▶ DATA
┄┄┄┄┄┄┄┄┄┄
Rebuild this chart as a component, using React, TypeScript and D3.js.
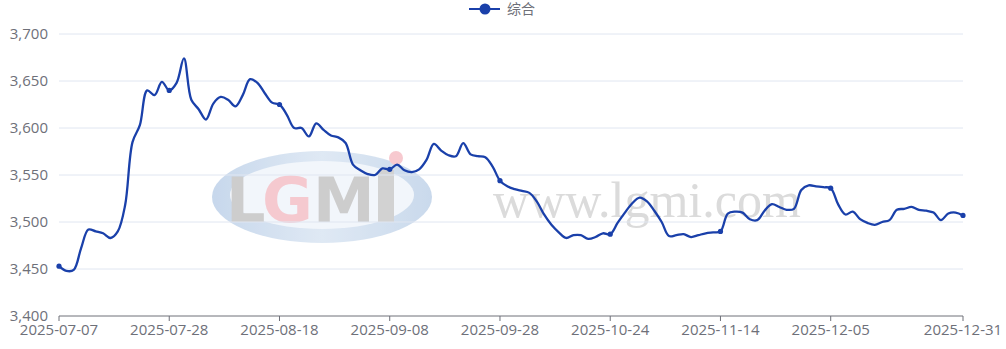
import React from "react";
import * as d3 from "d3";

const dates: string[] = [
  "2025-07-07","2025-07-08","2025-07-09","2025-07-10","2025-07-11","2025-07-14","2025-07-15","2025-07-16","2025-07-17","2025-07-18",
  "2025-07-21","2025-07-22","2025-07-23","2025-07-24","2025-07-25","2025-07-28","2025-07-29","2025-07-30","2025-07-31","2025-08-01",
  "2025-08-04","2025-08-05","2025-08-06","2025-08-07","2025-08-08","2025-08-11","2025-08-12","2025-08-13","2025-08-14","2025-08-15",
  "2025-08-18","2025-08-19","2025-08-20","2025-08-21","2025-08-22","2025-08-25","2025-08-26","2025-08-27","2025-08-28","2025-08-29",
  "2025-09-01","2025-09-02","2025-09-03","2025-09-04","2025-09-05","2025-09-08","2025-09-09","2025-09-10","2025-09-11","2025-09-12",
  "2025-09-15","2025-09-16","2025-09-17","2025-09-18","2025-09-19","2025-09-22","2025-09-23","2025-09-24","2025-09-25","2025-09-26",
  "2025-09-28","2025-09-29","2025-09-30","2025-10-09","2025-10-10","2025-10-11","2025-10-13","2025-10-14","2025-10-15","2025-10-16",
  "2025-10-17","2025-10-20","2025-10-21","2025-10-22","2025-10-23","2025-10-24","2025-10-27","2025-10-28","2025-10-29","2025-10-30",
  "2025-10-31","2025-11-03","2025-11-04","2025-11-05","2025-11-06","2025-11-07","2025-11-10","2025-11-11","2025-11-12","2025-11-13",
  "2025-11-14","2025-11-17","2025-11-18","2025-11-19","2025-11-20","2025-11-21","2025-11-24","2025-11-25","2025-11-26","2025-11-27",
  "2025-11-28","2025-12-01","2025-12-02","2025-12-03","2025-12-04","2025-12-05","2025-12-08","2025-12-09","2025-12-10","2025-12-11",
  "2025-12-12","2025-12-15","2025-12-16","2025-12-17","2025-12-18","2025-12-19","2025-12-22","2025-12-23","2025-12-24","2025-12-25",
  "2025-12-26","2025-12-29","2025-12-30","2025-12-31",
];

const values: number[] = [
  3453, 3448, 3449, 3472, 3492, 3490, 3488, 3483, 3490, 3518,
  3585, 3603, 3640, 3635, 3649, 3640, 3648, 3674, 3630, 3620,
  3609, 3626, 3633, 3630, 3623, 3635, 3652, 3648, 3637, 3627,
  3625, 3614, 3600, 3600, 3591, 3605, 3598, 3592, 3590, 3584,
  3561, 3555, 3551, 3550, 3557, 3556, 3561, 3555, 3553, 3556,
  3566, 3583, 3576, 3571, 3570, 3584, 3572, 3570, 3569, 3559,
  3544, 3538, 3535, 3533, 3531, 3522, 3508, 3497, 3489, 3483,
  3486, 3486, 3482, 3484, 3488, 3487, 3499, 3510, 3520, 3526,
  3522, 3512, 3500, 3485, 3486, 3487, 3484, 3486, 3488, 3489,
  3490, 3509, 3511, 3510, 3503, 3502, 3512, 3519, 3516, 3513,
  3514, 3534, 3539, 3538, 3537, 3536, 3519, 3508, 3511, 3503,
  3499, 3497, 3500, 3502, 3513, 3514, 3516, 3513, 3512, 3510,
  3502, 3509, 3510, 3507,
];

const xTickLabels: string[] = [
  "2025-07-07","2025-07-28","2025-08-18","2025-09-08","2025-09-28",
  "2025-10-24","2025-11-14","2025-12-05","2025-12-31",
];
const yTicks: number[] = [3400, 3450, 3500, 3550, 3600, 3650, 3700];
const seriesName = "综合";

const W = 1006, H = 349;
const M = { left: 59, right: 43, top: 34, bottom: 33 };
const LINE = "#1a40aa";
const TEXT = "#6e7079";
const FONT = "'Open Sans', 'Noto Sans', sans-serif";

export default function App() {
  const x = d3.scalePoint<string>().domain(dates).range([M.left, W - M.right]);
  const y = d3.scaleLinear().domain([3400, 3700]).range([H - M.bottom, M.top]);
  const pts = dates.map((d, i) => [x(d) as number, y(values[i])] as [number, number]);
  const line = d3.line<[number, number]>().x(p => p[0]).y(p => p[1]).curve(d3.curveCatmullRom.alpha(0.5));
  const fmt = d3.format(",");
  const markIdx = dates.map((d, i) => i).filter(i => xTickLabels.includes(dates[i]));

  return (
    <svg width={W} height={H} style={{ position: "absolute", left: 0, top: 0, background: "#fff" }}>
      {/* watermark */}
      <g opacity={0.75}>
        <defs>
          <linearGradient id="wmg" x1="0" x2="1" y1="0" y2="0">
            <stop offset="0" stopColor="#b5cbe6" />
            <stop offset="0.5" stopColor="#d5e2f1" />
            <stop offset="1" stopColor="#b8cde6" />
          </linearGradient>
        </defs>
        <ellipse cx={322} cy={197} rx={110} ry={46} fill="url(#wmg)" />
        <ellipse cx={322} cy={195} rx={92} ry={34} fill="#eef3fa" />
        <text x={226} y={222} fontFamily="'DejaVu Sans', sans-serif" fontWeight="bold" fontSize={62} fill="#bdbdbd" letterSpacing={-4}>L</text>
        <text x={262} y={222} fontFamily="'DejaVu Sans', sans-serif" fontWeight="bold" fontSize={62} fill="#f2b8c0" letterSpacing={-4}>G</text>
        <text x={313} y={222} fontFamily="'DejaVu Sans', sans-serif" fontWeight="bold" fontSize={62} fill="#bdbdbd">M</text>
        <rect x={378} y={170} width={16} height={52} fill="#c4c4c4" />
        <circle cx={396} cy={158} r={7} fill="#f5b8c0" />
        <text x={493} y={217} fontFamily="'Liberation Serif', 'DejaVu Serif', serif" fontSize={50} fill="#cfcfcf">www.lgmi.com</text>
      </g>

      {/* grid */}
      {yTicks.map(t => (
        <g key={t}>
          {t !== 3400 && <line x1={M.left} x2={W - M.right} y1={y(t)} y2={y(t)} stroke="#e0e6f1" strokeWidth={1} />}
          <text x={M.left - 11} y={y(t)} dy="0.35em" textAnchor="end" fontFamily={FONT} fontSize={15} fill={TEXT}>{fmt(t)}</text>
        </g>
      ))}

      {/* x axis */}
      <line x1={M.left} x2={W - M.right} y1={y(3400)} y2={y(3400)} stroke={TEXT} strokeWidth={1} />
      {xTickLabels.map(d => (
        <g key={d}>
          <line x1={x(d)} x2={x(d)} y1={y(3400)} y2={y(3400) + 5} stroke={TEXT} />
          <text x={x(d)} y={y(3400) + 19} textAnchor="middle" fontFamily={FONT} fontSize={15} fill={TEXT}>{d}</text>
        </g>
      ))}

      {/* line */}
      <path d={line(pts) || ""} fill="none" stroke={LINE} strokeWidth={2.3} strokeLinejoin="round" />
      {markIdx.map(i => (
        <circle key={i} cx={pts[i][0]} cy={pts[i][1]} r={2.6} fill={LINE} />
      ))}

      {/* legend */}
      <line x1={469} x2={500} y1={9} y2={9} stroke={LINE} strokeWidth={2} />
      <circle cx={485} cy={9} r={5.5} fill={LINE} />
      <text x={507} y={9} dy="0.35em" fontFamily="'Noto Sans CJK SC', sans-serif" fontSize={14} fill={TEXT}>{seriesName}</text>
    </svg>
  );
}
┄┄┄┄┄┄┄┄┄┄
Write out the whole listing exactly, and drop the pictures.

Rebuild this chart as a component, using React, TypeScript and D3.js.
import React from "react";
import * as d3 from "d3";

const dates: string[] = [
  "2025-07-07","2025-07-08","2025-07-09","2025-07-10","2025-07-11","2025-07-14","2025-07-15","2025-07-16","2025-07-17","2025-07-18",
  "2025-07-21","2025-07-22","2025-07-23","2025-07-24","2025-07-25","2025-07-28","2025-07-29","2025-07-30","2025-07-31","2025-08-01",
  "2025-08-04","2025-08-05","2025-08-06","2025-08-07","2025-08-08","2025-08-11","2025-08-12","2025-08-13","2025-08-14","2025-08-15",
  "2025-08-18","2025-08-19","2025-08-20","2025-08-21","2025-08-22","2025-08-25","2025-08-26","2025-08-27","2025-08-28","2025-08-29",
  "2025-09-01","2025-09-02","2025-09-03","2025-09-04","2025-09-05","2025-09-08","2025-09-09","2025-09-10","2025-09-11","2025-09-12",
  "2025-09-15","2025-09-16","2025-09-17","2025-09-18","2025-09-19","2025-09-22","2025-09-23","2025-09-24","2025-09-25","2025-09-26",
  "2025-09-28","2025-09-29","2025-09-30","2025-10-09","2025-10-10","2025-10-11","2025-10-13","2025-10-14","2025-10-15","2025-10-16",
  "2025-10-17","2025-10-20","2025-10-21","2025-10-22","2025-10-23","2025-10-24","2025-10-27","2025-10-28","2025-10-29","2025-10-30",
  "2025-10-31","2025-11-03","2025-11-04","2025-11-05","2025-11-06","2025-11-07","2025-11-10","2025-11-11","2025-11-12","2025-11-13",
  "2025-11-14","2025-11-17","2025-11-18","2025-11-19","2025-11-20","2025-11-21","2025-11-24","2025-11-25","2025-11-26","2025-11-27",
  "2025-11-28","2025-12-01","2025-12-02","2025-12-03","2025-12-04","2025-12-05","2025-12-08","2025-12-09","2025-12-10","2025-12-11",
  "2025-12-12","2025-12-15","2025-12-16","2025-12-17","2025-12-18","2025-12-19","2025-12-22","2025-12-23","2025-12-24","2025-12-25",
  "2025-12-26","2025-12-29","2025-12-30","2025-12-31",
];

const values: number[] = [
  3453, 3448, 3449, 3472, 3492, 3490, 3488, 3483, 3490, 3518,
  3585, 3603, 3640, 3635, 3649, 3640, 3648, 3674, 3630, 3620,
  3609, 3626, 3633, 3630, 3623, 3635, 3652, 3648, 3637, 3627,
  3625, 3614, 3600, 3600, 3591, 3605, 3598, 3592, 3590, 3584,
  3561, 3555, 3551, 3550, 3557, 3556, 3561, 3555, 3553, 3556,
  3566, 3583, 3576, 3571, 3570, 3584, 3572, 3570, 3569, 3559,
  3544, 3538, 3535, 3533, 3531, 3522, 3508, 3497, 3489, 3483,
  3486, 3486, 3482, 3484, 3488, 3487, 3499, 3510, 3520, 3526,
  3522, 3512, 3500, 3485, 3486, 3487, 3484, 3486, 3488, 3489,
  3490, 3509, 3511, 3510, 3503, 3502, 3512, 3519, 3516, 3513,
  3514, 3534, 3539, 3538, 3537, 3536, 3519, 3508, 3511, 3503,
  3499, 3497, 3500, 3502, 3513, 3514, 3516, 3513, 3512, 3510,
  3502, 3509, 3510, 3507,
];

const xTickLabels: string[] = [
  "2025-07-07","2025-07-28","2025-08-18","2025-09-08","2025-09-28",
  "2025-10-24","2025-11-14","2025-12-05","2025-12-31",
];
const yTicks: number[] = [3400, 3450, 3500, 3550, 3600, 3650, 3700];
const seriesName = "综合";

const W = 1006, H = 349;
const M = { left: 59, right: 43, top: 34, bottom: 33 };
const LINE = "#1a40aa";
const TEXT = "#6e7079";
const FONT = "'Open Sans', 'Noto Sans', sans-serif";

export default function App() {
  const x = d3.scalePoint<string>().domain(dates).range([M.left, W - M.right]);
  const y = d3.scaleLinear().domain([3400, 3700]).range([H - M.bottom, M.top]);
  const pts = dates.map((d, i) => [x(d) as number, y(values[i])] as [number, number]);
  const line = d3.line<[number, number]>().x(p => p[0]).y(p => p[1]).curve(d3.curveCatmullRom.alpha(0.5));
  const fmt = d3.format(",");
  const markIdx = dates.map((d, i) => i).filter(i => xTickLabels.includes(dates[i]));

  return (
    <svg width={W} height={H} style={{ position: "absolute", left: 0, top: 0, background: "#fff" }}>
      {/* watermark */}
      <g opacity={0.75}>
        <defs>
          <linearGradient id="wmg" x1="0" x2="1" y1="0" y2="0">
            <stop offset="0" stopColor="#b5cbe6" />
            <stop offset="0.5" stopColor="#d5e2f1" />
            <stop offset="1" stopColor="#b8cde6" />
          </linearGradient>
        </defs>
        <ellipse cx={322} cy={197} rx={110} ry={46} fill="url(#wmg)" />
        <ellipse cx={322} cy={195} rx={92} ry={34} fill="#eef3fa" />
        <text x={226} y={222} fontFamily="'DejaVu Sans', sans-serif" fontWeight="bold" fontSize={62} fill="#bdbdbd" letterSpacing={-4}>L</text>
        <text x={262} y={222} fontFamily="'DejaVu Sans', sans-serif" fontWeight="bold" fontSize={62} fill="#f2b8c0" letterSpacing={-4}>G</text>
        <text x={313} y={222} fontFamily="'DejaVu Sans', sans-serif" fontWeight="bold" fontSize={62} fill="#bdbdbd">M</text>
        <rect x={378} y={170} width={16} height={52} fill="#c4c4c4" />
        <circle cx={396} cy={158} r={7} fill="#f5b8c0" />
        <text x={493} y={217} fontFamily="'Liberation Serif', 'DejaVu Serif', serif" fontSize={50} fill="#cfcfcf">www.lgmi.com</text>
      </g>

      {/* grid */}
      {yTicks.map(t => (
        <g key={t}>
          {t !== 3400 && <line x1={M.left} x2={W - M.right} y1={y(t)} y2={y(t)} stroke="#e0e6f1" strokeWidth={1} />}
          <text x={M.left - 11} y={y(t)} dy="0.35em" textAnchor="end" fontFamily={FONT} fontSize={15} fill={TEXT}>{fmt(t)}</text>
        </g>
      ))}

      {/* x axis */}
      <line x1={M.left} x2={W - M.right} y1={y(3400)} y2={y(3400)} stroke={TEXT} strokeWidth={1} />
      {xTickLabels.map(d => (
        <g key={d}>
          <line x1={x(d)} x2={x(d)} y1={y(3400)} y2={y(3400) + 5} stroke={TEXT} />
          <text x={x(d)} y={y(3400) + 19} textAnchor="middle" fontFamily={FONT} fontSize={15} fill={TEXT}>{d}</text>
        </g>
      ))}

      {/* line */}
      <path d={line(pts) || ""} fill="none" stroke={LINE} strokeWidth={2.3} strokeLinejoin="round" />
      {markIdx.map(i => (
        <circle key={i} cx={pts[i][0]} cy={pts[i][1]} r={2.6} fill={LINE} />
      ))}

      {/* legend */}
      <line x1={469} x2={500} y1={9} y2={9} stroke={LINE} strokeWidth={2} />
      <circle cx={485} cy={9} r={5.5} fill={LINE} />
      <text x={507} y={9} dy="0.35em" fontFamily="'Noto Sans CJK SC', sans-serif" fontSize={14} fill={TEXT}>{seriesName}</text>
    </svg>
  );
}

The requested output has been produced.